____ SUPPLIED DATA

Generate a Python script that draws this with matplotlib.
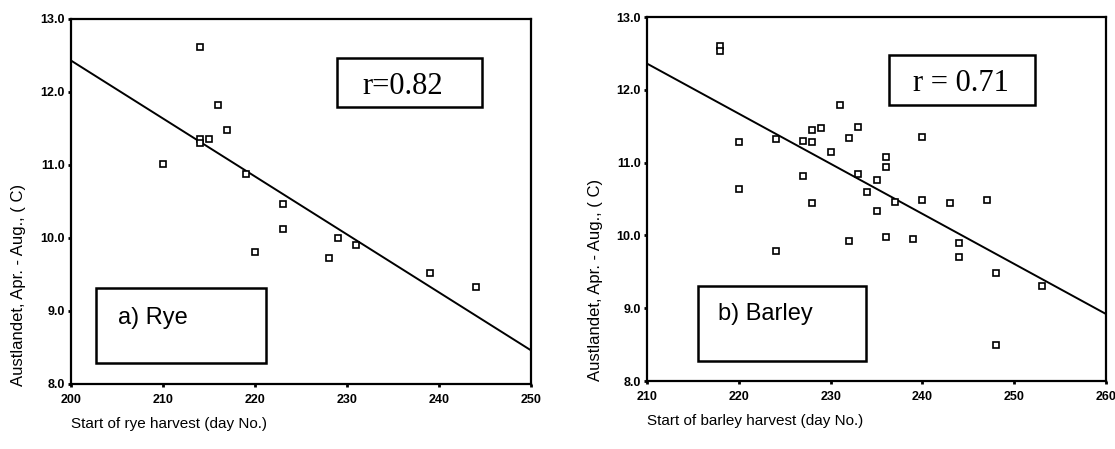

________
____ SUPPLIED DATA

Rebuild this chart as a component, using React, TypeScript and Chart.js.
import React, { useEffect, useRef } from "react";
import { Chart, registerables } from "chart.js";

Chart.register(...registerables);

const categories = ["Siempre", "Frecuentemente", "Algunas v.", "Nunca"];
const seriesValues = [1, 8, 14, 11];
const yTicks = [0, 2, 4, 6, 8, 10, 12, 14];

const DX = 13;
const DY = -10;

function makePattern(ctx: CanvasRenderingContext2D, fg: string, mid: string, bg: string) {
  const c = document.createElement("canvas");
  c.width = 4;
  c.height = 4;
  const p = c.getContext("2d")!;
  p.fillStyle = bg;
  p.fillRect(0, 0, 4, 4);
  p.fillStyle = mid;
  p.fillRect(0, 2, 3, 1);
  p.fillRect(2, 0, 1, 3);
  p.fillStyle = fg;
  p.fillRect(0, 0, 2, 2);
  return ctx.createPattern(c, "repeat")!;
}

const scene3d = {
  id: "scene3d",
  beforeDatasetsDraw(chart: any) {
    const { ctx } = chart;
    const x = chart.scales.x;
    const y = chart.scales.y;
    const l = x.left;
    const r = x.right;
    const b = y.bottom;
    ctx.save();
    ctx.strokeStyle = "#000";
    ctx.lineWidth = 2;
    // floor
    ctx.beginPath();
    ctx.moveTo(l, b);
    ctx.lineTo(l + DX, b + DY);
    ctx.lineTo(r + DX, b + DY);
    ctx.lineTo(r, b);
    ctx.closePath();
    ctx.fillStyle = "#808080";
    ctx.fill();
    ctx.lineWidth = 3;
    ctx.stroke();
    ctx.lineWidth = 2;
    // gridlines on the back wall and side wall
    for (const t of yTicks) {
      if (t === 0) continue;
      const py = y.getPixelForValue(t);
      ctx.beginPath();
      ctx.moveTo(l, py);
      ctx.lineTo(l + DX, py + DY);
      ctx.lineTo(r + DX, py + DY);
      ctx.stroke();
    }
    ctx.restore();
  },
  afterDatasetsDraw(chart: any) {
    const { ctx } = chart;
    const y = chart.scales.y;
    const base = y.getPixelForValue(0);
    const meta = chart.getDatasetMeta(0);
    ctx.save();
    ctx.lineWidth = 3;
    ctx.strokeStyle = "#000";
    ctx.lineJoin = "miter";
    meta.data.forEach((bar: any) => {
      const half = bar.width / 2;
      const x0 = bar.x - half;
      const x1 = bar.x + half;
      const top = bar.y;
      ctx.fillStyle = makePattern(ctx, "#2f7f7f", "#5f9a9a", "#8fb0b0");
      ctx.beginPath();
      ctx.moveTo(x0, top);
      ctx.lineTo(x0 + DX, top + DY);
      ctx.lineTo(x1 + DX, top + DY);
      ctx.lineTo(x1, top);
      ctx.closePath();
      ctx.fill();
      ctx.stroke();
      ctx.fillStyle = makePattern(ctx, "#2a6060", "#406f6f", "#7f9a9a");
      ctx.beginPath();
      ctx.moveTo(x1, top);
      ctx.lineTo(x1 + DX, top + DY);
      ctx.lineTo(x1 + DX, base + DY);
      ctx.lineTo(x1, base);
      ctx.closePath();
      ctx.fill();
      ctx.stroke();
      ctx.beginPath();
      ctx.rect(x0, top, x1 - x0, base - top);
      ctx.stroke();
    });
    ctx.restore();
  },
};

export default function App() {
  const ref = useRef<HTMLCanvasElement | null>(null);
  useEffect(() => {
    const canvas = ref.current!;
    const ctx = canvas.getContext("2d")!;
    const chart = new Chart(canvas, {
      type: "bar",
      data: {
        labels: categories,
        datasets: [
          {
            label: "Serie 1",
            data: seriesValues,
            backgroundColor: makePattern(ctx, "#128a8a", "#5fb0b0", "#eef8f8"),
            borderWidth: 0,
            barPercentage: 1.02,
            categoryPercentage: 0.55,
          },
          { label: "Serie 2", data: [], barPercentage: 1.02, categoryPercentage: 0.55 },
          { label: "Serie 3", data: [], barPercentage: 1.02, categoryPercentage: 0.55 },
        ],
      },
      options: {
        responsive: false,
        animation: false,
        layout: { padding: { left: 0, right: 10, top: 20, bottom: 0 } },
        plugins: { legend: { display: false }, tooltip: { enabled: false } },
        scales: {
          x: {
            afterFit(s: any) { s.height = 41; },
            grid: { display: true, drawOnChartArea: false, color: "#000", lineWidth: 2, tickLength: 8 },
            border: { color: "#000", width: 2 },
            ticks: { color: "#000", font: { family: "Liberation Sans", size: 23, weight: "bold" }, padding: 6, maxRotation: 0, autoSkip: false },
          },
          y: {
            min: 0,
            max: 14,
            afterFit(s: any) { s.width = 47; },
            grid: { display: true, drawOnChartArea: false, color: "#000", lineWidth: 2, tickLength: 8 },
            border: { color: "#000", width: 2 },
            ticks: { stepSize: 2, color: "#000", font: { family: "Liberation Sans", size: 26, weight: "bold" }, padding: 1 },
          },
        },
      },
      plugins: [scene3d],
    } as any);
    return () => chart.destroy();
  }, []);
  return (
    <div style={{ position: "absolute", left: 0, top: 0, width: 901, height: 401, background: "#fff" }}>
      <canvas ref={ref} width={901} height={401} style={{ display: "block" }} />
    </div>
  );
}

________

## [GOAL]
Which lines in the data above contain "React"? Show each one.

## [WRITTEN RESPONSE]
Rebuild this chart as a component, using React, TypeScript and Chart.js.
import React, { useEffect, useRef } from "react";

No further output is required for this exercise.